RECORDED INFORMATION
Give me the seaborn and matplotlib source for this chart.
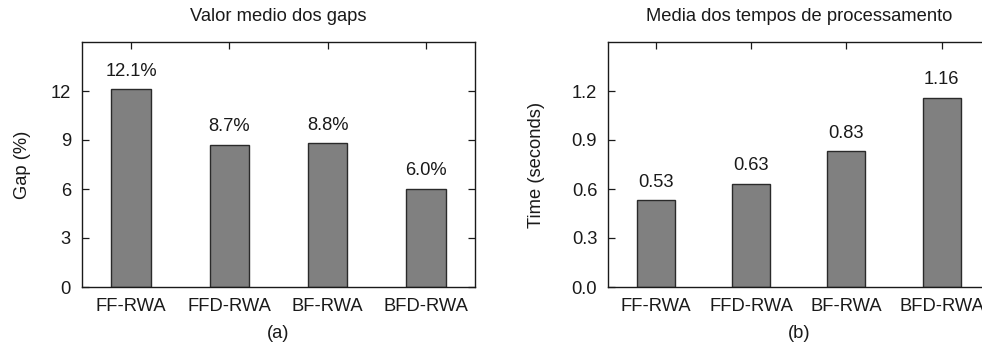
import matplotlib
matplotlib.use("Agg")
import matplotlib.pyplot as plt
import seaborn as sns
import pandas as pd

categories = ["FF-RWA", "FFD-RWA", "BF-RWA", "BFD-RWA"]
gap_values = [12.1, 8.7, 8.8, 6.0]
gap_labels = ["12.1%", "8.7%", "8.8%", "6.0%"]
time_values = [0.53, 0.63, 0.83, 1.16]
time_labels = ["0.53", "0.63", "0.83", "1.16"]
gap_ticks = [0, 3, 6, 9, 12]
time_ticks = [0.0, 0.3, 0.6, 0.9, 1.2]

sns.set_theme(style="ticks")
plt.rcParams["font.family"] = ["Liberation Sans", "DejaVu Sans"]
FS = 13.2
FL = 13.2

fig = plt.figure(figsize=(9.82, 3.47), dpi=100)
W, H = 982, 347
axL = fig.add_axes([82 / W, (H - 287) / H, 393 / W, 245 / H])
axR = fig.add_axes([608.3 / W, (H - 287) / H, 381 / W, 245 / H])

def draw(ax, vals, labels, ticks, ymax, title, ylabel, sub, fmt_ticks, ylpad):
    df = pd.DataFrame({"cat": categories, "val": vals})
    sns.barplot(data=df, x="cat", y="val", ax=ax, color="#808080", saturation=1,
                width=0.4, edgecolor="#2a2a2a", linewidth=1.0)
    ax.set_xlim(-0.5, 3.5)
    ax.set_ylim(0, ymax)
    ax.set_yticks(ticks)
    ax.set_yticklabels(fmt_ticks)
    for i, (v, lab) in enumerate(zip(vals, labels)):
        ax.annotate(lab, (i, v), xytext=(0, 7), textcoords="offset points",
                    ha="center", va="bottom", fontsize=FS, color="#1a1a1a")
    ax.set_title(title, fontsize=FL, pad=15, color="#1a1a1a")
    ax.set_ylabel(ylabel, fontsize=FL, labelpad=ylpad, color="#1a1a1a")
    ax.set_xlabel(sub, fontsize=FL, labelpad=7, color="#1a1a1a")
    ax.tick_params(axis="both", direction="in", length=5, width=0.9,
                   top=True, right=True, labelsize=FS, colors="#1a1a1a")
    ax.tick_params(axis="y", pad=8)
    ax.tick_params(axis="x", pad=8)
    for s in ax.spines.values():
        s.set_visible(True)
        s.set_color("#1a1a1a")
        s.set_linewidth(1.0)

draw(axL, gap_values, gap_labels, gap_ticks, 15, "Valor medio dos gaps", "Gap (%)", "(a)",
     [str(t) for t in gap_ticks], 14)
draw(axR, time_values, time_labels, time_ticks, 1.5, "Media dos tempos de processamento",
     "Time (seconds)", "(b)", [f"{t:.1f}" for t in time_ticks], 19)

fig.savefig("out.png", dpi=100)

WHAT TO DO
Give an exact reproduction of every line, leaving out any picture.

FINISHED TASK
Give me the seaborn and matplotlib source for this chart.
import matplotlib
matplotlib.use("Agg")
import matplotlib.pyplot as plt
import seaborn as sns
import pandas as pd

categories = ["FF-RWA", "FFD-RWA", "BF-RWA", "BFD-RWA"]
gap_values = [12.1, 8.7, 8.8, 6.0]
gap_labels = ["12.1%", "8.7%", "8.8%", "6.0%"]
time_values = [0.53, 0.63, 0.83, 1.16]
time_labels = ["0.53", "0.63", "0.83", "1.16"]
gap_ticks = [0, 3, 6, 9, 12]
time_ticks = [0.0, 0.3, 0.6, 0.9, 1.2]

sns.set_theme(style="ticks")
plt.rcParams["font.family"] = ["Liberation Sans", "DejaVu Sans"]
FS = 13.2
FL = 13.2

fig = plt.figure(figsize=(9.82, 3.47), dpi=100)
W, H = 982, 347
axL = fig.add_axes([82 / W, (H - 287) / H, 393 / W, 245 / H])
axR = fig.add_axes([608.3 / W, (H - 287) / H, 381 / W, 245 / H])

def draw(ax, vals, labels, ticks, ymax, title, ylabel, sub, fmt_ticks, ylpad):
    df = pd.DataFrame({"cat": categories, "val": vals})
    sns.barplot(data=df, x="cat", y="val", ax=ax, color="#808080", saturation=1,
                width=0.4, edgecolor="#2a2a2a", linewidth=1.0)
    ax.set_xlim(-0.5, 3.5)
    ax.set_ylim(0, ymax)
    ax.set_yticks(ticks)
    ax.set_yticklabels(fmt_ticks)
    for i, (v, lab) in enumerate(zip(vals, labels)):
        ax.annotate(lab, (i, v), xytext=(0, 7), textcoords="offset points",
                    ha="center", va="bottom", fontsize=FS, color="#1a1a1a")
    ax.set_title(title, fontsize=FL, pad=15, color="#1a1a1a")
    ax.set_ylabel(ylabel, fontsize=FL, labelpad=ylpad, color="#1a1a1a")
    ax.set_xlabel(sub, fontsize=FL, labelpad=7, color="#1a1a1a")
    ax.tick_params(axis="both", direction="in", length=5, width=0.9,
                   top=True, right=True, labelsize=FS, colors="#1a1a1a")
    ax.tick_params(axis="y", pad=8)
    ax.tick_params(axis="x", pad=8)
    for s in ax.spines.values():
        s.set_visible(True)
        s.set_color("#1a1a1a")
        s.set_linewidth(1.0)

draw(axL, gap_values, gap_labels, gap_ticks, 15, "Valor medio dos gaps", "Gap (%)", "(a)",
     [str(t) for t in gap_ticks], 14)
draw(axR, time_values, time_labels, time_ticks, 1.5, "Media dos tempos de processamento",
     "Time (seconds)", "(b)", [f"{t:.1f}" for t in time_ticks], 19)

fig.savefig("out.png", dpi=100)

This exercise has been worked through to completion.